## What you have to do
Tally all lines containing the word "this". Give the number alone.

(Figure scripts)
★ ★ ★ ★

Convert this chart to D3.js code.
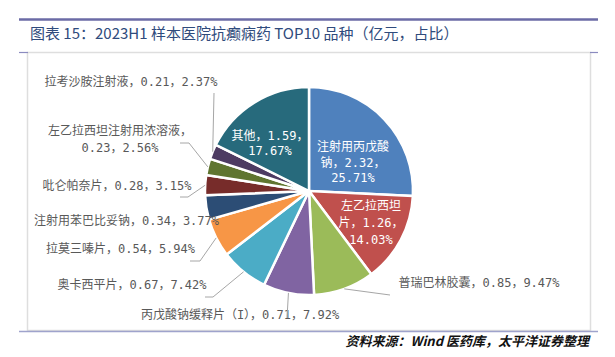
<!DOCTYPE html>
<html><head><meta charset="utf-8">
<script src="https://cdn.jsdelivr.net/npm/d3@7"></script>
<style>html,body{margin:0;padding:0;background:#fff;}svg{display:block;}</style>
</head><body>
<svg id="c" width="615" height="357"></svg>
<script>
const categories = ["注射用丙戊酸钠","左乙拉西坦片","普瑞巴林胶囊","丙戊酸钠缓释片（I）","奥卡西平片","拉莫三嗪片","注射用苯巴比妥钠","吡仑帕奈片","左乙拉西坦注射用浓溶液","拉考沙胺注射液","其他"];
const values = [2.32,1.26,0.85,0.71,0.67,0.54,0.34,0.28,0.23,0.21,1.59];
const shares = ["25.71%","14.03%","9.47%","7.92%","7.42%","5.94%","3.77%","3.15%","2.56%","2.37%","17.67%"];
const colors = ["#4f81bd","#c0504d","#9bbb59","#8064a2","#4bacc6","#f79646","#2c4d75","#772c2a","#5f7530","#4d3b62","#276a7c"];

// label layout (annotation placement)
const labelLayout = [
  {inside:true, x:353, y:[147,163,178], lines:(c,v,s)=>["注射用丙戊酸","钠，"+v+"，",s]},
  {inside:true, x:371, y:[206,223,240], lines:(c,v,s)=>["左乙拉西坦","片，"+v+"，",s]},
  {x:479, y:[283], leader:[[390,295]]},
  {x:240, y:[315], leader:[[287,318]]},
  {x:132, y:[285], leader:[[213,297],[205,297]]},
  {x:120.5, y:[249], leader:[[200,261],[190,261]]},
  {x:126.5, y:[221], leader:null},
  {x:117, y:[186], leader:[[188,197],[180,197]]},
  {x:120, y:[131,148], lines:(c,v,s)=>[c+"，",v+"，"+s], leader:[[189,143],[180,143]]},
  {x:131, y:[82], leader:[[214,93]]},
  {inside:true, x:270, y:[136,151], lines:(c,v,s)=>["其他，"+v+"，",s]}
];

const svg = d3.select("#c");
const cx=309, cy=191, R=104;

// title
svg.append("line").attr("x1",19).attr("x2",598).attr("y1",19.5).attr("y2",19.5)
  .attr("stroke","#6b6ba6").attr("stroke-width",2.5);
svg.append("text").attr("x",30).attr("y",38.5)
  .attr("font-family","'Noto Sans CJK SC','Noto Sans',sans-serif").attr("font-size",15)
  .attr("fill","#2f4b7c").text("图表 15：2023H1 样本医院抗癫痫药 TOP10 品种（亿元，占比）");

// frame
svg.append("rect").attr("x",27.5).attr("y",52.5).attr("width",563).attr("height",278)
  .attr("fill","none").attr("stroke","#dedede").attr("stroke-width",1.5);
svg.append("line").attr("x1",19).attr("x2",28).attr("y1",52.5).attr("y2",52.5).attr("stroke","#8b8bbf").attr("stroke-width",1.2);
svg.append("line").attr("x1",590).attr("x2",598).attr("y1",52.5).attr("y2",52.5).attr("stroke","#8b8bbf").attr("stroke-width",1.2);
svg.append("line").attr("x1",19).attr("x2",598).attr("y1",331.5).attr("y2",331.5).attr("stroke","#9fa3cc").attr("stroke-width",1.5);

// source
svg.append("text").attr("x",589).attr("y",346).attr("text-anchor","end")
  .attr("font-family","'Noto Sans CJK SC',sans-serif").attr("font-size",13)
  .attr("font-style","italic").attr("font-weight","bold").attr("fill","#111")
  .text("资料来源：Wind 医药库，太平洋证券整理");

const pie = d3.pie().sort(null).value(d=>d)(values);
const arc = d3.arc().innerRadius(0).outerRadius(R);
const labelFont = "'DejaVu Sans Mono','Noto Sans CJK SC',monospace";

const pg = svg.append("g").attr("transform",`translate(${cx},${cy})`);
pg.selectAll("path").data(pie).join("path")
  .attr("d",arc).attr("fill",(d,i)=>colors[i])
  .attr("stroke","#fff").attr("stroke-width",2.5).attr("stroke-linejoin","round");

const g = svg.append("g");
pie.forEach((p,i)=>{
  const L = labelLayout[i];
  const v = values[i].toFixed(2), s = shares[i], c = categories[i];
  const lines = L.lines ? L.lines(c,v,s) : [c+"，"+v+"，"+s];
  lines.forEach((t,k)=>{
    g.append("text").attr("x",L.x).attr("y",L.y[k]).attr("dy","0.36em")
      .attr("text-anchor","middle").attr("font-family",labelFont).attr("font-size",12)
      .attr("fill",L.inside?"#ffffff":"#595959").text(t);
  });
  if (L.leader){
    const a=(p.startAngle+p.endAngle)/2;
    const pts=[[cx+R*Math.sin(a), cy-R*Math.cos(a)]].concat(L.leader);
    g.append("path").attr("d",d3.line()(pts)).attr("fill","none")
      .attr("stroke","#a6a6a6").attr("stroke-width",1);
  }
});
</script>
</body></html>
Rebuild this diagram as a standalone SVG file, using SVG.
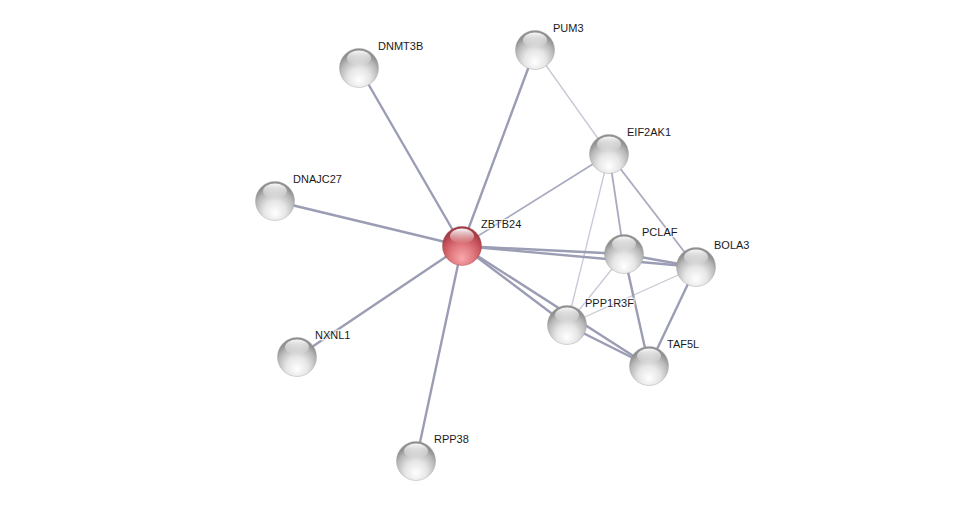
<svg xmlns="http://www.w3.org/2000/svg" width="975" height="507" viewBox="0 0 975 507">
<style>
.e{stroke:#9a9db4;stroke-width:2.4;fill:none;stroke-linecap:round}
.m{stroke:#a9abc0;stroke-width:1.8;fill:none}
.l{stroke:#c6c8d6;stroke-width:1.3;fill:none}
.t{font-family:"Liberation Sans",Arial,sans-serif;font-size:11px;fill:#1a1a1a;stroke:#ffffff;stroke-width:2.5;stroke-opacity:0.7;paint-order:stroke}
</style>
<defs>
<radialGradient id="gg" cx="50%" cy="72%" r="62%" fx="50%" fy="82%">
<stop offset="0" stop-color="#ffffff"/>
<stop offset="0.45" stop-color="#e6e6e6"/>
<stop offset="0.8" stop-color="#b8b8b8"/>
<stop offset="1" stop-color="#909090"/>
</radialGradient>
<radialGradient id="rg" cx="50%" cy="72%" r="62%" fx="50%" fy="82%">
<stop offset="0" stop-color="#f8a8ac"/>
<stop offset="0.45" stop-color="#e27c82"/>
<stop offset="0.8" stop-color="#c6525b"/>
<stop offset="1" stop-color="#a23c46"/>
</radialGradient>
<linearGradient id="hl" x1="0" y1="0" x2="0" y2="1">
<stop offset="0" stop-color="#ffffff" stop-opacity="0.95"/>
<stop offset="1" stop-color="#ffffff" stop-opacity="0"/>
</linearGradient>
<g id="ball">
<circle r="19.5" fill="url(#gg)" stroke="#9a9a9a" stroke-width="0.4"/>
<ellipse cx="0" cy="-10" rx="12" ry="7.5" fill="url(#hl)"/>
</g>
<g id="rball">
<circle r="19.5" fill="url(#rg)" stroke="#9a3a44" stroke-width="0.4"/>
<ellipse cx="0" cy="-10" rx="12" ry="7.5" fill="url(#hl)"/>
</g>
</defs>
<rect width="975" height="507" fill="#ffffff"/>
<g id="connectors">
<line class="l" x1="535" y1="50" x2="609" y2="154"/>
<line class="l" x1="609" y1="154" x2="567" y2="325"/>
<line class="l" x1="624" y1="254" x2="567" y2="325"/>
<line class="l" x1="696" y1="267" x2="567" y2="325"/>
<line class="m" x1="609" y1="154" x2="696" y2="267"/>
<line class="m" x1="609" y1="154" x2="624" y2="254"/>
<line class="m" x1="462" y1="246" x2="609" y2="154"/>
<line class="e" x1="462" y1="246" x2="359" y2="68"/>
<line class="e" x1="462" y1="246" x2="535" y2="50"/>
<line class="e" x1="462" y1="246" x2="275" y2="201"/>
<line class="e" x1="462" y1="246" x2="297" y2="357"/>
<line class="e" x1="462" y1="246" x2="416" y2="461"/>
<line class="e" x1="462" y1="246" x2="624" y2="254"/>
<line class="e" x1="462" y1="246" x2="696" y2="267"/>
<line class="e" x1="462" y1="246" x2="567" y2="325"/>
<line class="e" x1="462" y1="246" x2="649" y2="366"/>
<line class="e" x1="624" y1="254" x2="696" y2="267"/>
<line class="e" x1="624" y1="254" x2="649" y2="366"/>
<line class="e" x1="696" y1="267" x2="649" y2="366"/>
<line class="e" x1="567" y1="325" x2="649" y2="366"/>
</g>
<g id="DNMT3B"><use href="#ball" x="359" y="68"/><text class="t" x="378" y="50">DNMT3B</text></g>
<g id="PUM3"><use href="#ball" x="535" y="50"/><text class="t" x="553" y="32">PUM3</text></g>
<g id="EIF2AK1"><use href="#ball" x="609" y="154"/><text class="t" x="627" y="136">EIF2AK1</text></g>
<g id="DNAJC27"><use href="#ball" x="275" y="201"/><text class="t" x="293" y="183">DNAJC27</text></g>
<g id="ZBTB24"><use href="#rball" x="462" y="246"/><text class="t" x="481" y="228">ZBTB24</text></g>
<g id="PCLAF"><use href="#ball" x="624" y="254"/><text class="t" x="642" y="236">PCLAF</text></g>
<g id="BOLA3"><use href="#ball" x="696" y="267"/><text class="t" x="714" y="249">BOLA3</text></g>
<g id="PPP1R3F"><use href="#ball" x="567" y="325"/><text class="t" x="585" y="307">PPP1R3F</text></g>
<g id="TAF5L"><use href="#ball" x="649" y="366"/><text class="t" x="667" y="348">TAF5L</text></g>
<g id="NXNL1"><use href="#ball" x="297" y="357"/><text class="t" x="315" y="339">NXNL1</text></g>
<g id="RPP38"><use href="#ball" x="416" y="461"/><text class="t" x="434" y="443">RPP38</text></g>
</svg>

★ ★ ★ ★

## Written response
2